In a retort to the Delhi government order to get the power distribution companies audited by the officers of the Comptroller and Auditor General, three discoms on Wednesday filed a plea in the high court challenging the CAG’s authority to audit their finances.

The three discoms - Tata Power Delhi Distribution Ltd, BSES Rajdhani and BSES Yamuna - supply power to consumers in the capital.

‘A writ petition was filed today (Wednesday) in the Delhi High Court challenging the legality of the proposed CAG audit,’ a BSES official said. On 1 Jan, Lt Governor Najeeb Jung directed the Comptroller and Auditor General (CAG) to undertake the audit of the discoms.
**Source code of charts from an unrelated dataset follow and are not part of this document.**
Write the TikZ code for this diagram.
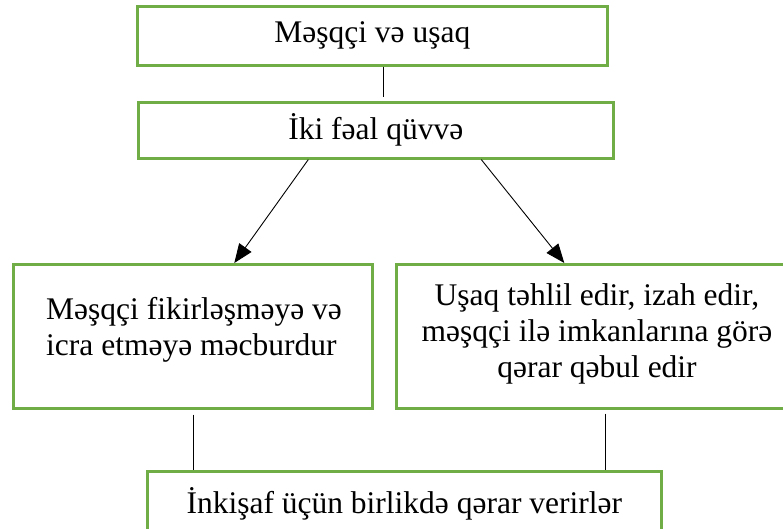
\documentclass[tikz,border=0pt]{standalone}
\usepackage{fontspec}
\setmainfont{Liberation Serif}
\usetikzlibrary{arrows.meta}
\definecolor{boxgreen}{HTML}{70AD47}
\begin{document}
\begin{tikzpicture}[x=1pt,y=-1pt,
  box/.style={draw=boxgreen,line width=2.6pt,rectangle,inner sep=0pt,anchor=north west},
  txt/.style={font=\fontsize{31.5}{36}\selectfont,inner sep=0pt},
  conn/.style={draw=black,line width=0.9pt},
  arr/.style={conn,-{Triangle[length=19pt,width=15pt]}}]
\useasboundingbox (0,0) rectangle (783,529);
\clip (0,0) rectangle (783,529);
\fill[white] (0,0) rectangle (783,529);
% boxes
\node[box,txt,minimum width=470pt,minimum height=59pt] (b1) at (136,5) {Məşqçi və uşaq};
\node[box,txt,minimum width=475pt,minimum height=56pt] (b2) at (137,101) {İki fəal qüvvə};
\node[box,minimum width=359pt,minimum height=144pt] (b3) at (12,263) {};
\node[box,minimum width=404pt,minimum height=144pt] (b4) at (395,263) {};
\node[box,txt,minimum width=514pt,minimum height=66pt] (b5) at (146,470) {İnkişaf üçün birlikdə qərar verirlər};
% box texts
\node[txt,align=left] (t3) at (194,330) {Məşqçi fikirləşməyə və\\icra etməyə məcburdur};
\node[txt,align=center] (t4) at (597,334) {Uşaq təhlil edir, izah edir,\\məşqçi ilə imkanlarına görə\\qərar qəbul edir};
% connectors
\draw[conn] ([xshift=11pt]b1.south) -- ([xshift=7.5pt,yshift=4pt]b2.north);
\draw[arr] ([xshift=-67.5pt]b2.south) -- ([xshift=41.5pt]b3.north);
\draw[arr] ([xshift=105.5pt]b2.south) -- ([xshift=-34pt]b4.north);
\draw[conn] ([xshift=0.5pt,yshift=-5pt]b3.south) -- ([xshift=0.5pt]b3.south |- b5.north);
\draw[conn] ([xshift=7pt,yshift=-4pt]b4.south) -- ([xshift=7pt]b4.south |- b5.north);
\end{tikzpicture}
\end{document}
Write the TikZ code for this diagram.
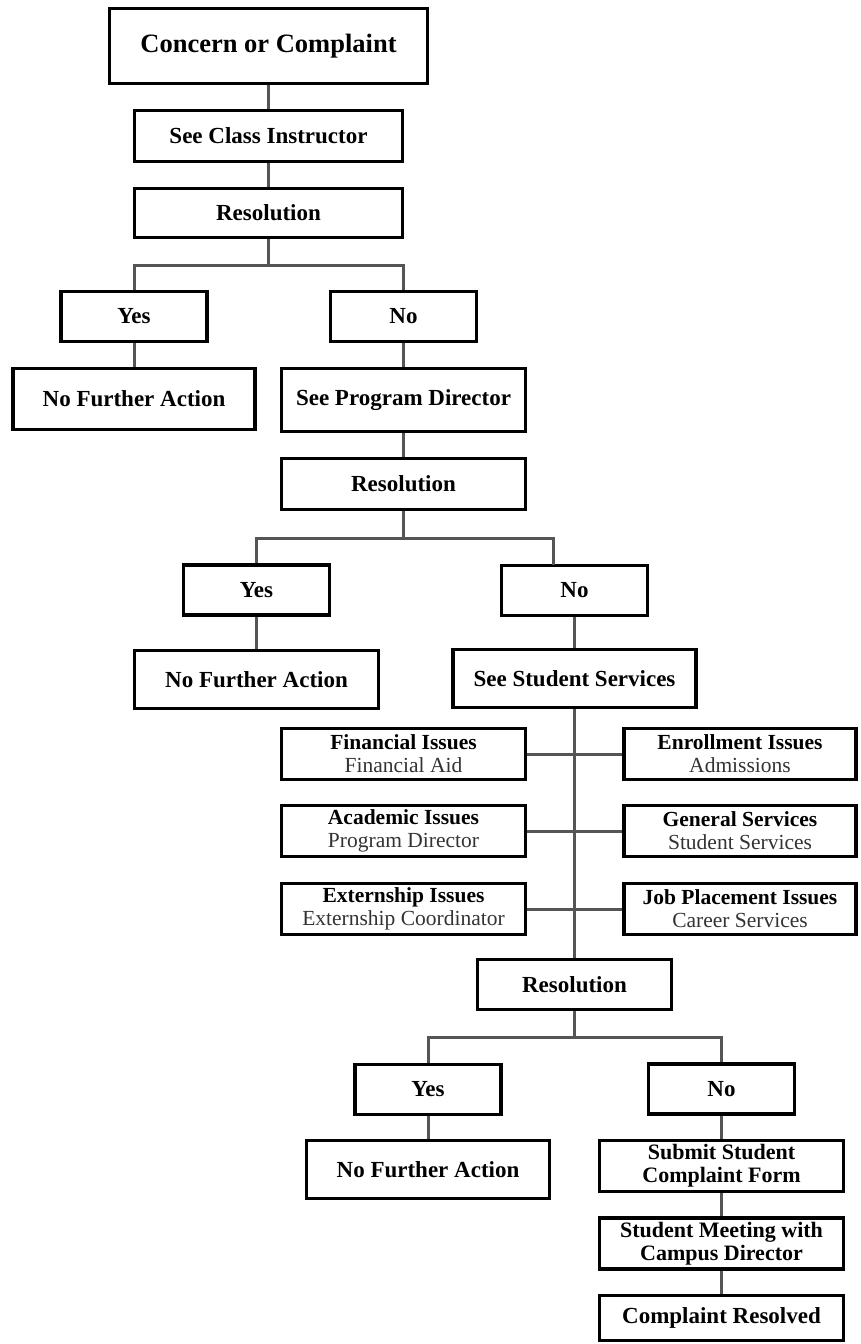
\documentclass[tikz,border=0pt]{standalone}
\usepackage{fontspec}
\setmainfont{Liberation Serif}
\definecolor{linegrey}{HTML}{555555}
\definecolor{subtext}{HTML}{333333}
\begin{document}
\begin{tikzpicture}[x=1pt,y=-1pt,
  box/.style={draw=black, line width=3.5pt, fill=white, inner sep=0pt, align=center,
    font=\bfseries\fontsize{23}{25}\selectfont},
  subbox/.style={box, minimum width=244, minimum height=51,
    font=\bfseries\fontsize{21.5}{23}\selectfont},
  rbox/.style={subbox, minimum width=232},
  yn/.style={box, minimum width=146, minimum height=50},
  link/.style={draw=linegrey, line width=3pt}]
\useasboundingbox (0,0) rectangle (860,1344);
% boxes
\node[box, minimum width=318, minimum height=75, font=\bfseries\fontsize{26.5}{28}\selectfont] (top) at (268.5,46) {Concern or Complaint};
\node[box, minimum width=268, minimum height=51] (sci) at (268.5,136) {See Class Instructor};
\node[box, minimum width=268, minimum height=49] (res1) at (268.5,213) {Resolution};
\node[yn] (yes1) at (134,316.5) {Yes};
\node[yn] (no1) at (403.5,316.5) {No};
\node[box, minimum width=242, minimum height=61] (nfa1) at (134,399) {No Further Action};
\node[box, minimum width=244, minimum height=63] (spd) at (403.5,400) {See Program Director};
\node[box, minimum width=244, minimum height=51] (res2) at (403.5,484) {Resolution};
\node[yn] (yes2) at (256.5,590) {Yes};
\node[box, minimum width=244, minimum height=58] (nfa2) at (256.5,679.5) {No Further Action};
\node[yn] (no2) at (574.5,590.5) {No};
\node[box, minimum width=243, minimum height=58] (sss) at (574.5,678.5) {See Student Services};
\node[subbox] (fin) at (403.5,754) {Financial Issues\\\textmd{\color{subtext}Financial Aid}};
\node[subbox] (aca) at (403.5,831) {Academic Issues\\\textmd{\color{subtext}Program Director}};
\node[subbox] (ext) at (403.5,909) {Externship Issues\\\textmd{\color{subtext}Externship Coordinator}};
\node[rbox] (enr) at (740,754) {Enrollment Issues\\\textmd{\color{subtext}Admissions}};
\node[rbox] (gen) at (740,831) {General Services\\\textmd{\color{subtext}Student Services}};
\node[rbox] (job) at (740,909) {Job Placement Issues\\\textmd{\color{subtext}Career Services}};
\node[box, minimum width=194, minimum height=50] (res3) at (574.5,984.5) {Resolution};
\node[yn] (yes3) at (428,1089.5) {Yes};
\node[box, minimum width=243, minimum height=58] (nfa3) at (428,1169.5) {No Further Action};
\node[yn] (no3) at (721.5,1089) {No};
\node[subbox, font=\bfseries\fontsize{22}{23}\selectfont] (ssc) at (721.5,1166) {Submit Student\\Complaint Form};
\node[subbox, font=\bfseries\fontsize{22}{23}\selectfont] (smc) at (721.5,1243.5) {Student Meeting with\\Campus Director};
\node[box, minimum width=244, minimum height=45] (cr) at (721.5,1318) {Complaint Resolved};
% branch points
\coordinate (b1) at (268.5,265);
\coordinate (b2) at (403.5,538);
\coordinate (b3) at (574.5,1037);
\coordinate (n2in) at (553,564.5);
% connectors
\draw[link] (top.south) -- (sci.north);
\draw[link] (sci.south) -- (res1.north);
\draw[link] (res1.south) -- (b1);
\draw[link] (yes1.north) |- (b1) -| (no1.north);
\draw[link] (yes1.south) -- (nfa1.north);
\draw[link] (no1.south) -- (spd.north);
\draw[link] (spd.south) -- (res2.north);
\draw[link] (res2.south) -- (b2);
\draw[link] (yes2.north) |- (b2) -| (n2in);
\draw[link] (yes2.south) -- (nfa2.north);
\draw[link] (no2.south) -- (sss.north);
\draw[link] (sss.south) -- (res3.north);
\draw[link] (fin.east) -- (enr.west);
\draw[link] (aca.east) -- (gen.west);
\draw[link] (ext.east) -- (job.west);
\draw[link] (res3.south) -- (b3);
\draw[link] (yes3.north) |- (b3) -| (no3.north);
\draw[link] (yes3.south) -- (nfa3.north);
\draw[link] (no3.south) -- (ssc.north);
\draw[link] (ssc.south) -- (smc.north);
\draw[link] (smc.south) -- (cr.north);
\end{tikzpicture}
\end{document}
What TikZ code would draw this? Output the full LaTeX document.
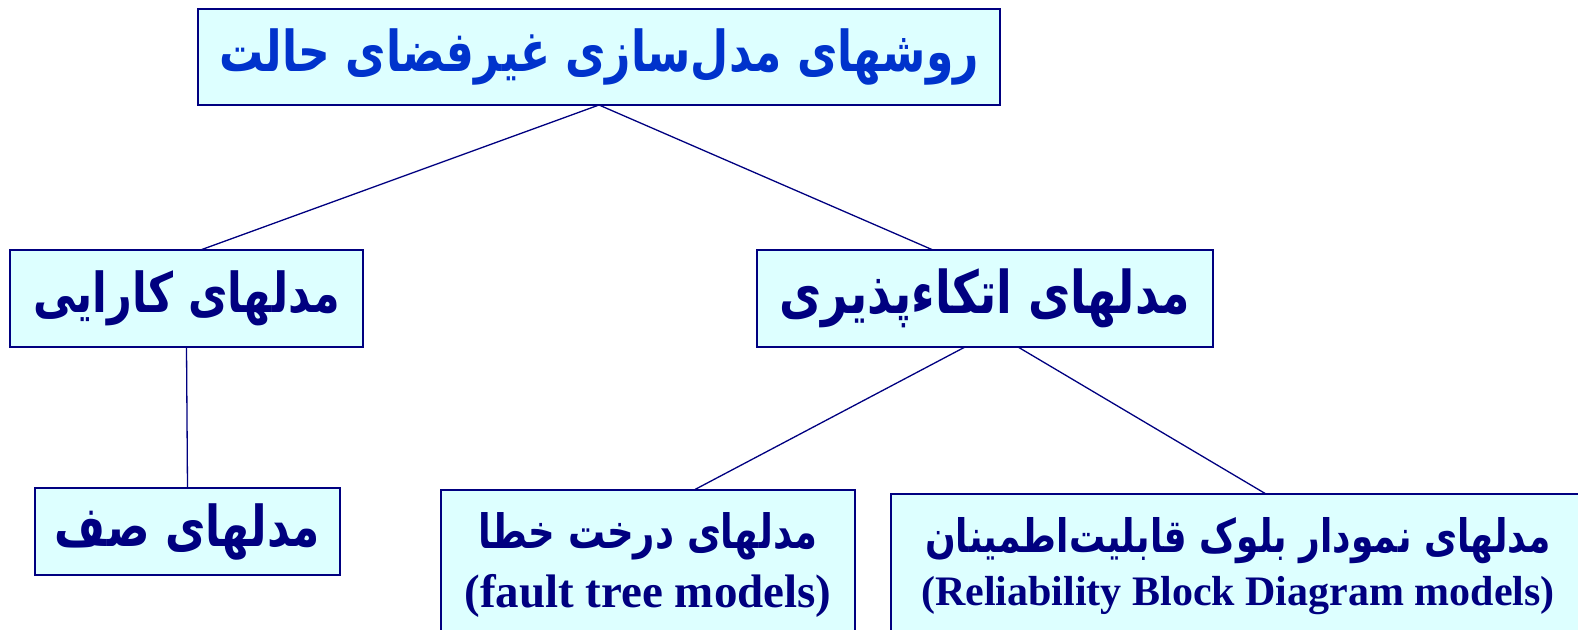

Chief minister Arvind Kejriwal, soon after assuming office on 28 December, had met CAG Shashi Kant Sharma and urged him to audit the three private firms that supply power to the city’s residents. He alleged that the discoms were over-charging consumers.

The three companies have now challenged the proposed audit, contending that the CAG’s writ does not run over them.

‘We welcome any independent audit within the purview of law. The CAG’s powers do not extend to Delhi discoms,’ a BSES spokesperson said.

He said the Delhi Electricity Regulatory Commission has already conducted multiple special audits on the discoms. On 7 January, the Delhi government ordered an audit of the discoms by the CAG. Being aggrieved by the order, the discoms filed writ petitions before the high court.

The official said that the CAG vide a letter dated 23 October 2002 communicated to the discoms after privatisation in the same year that the firms were not government entities under the Companies Act. The CAG Act, under which the present audit is sought to be done, does not empower the CAG to conduct audit of private companies. It only talks of ‘bodies and authorities’ other than those incorporated ‘under any law made by Parliament’. The Delhi discoms are incorporated under the Companies Act, 1956 and granted licences by the DERC accordingly.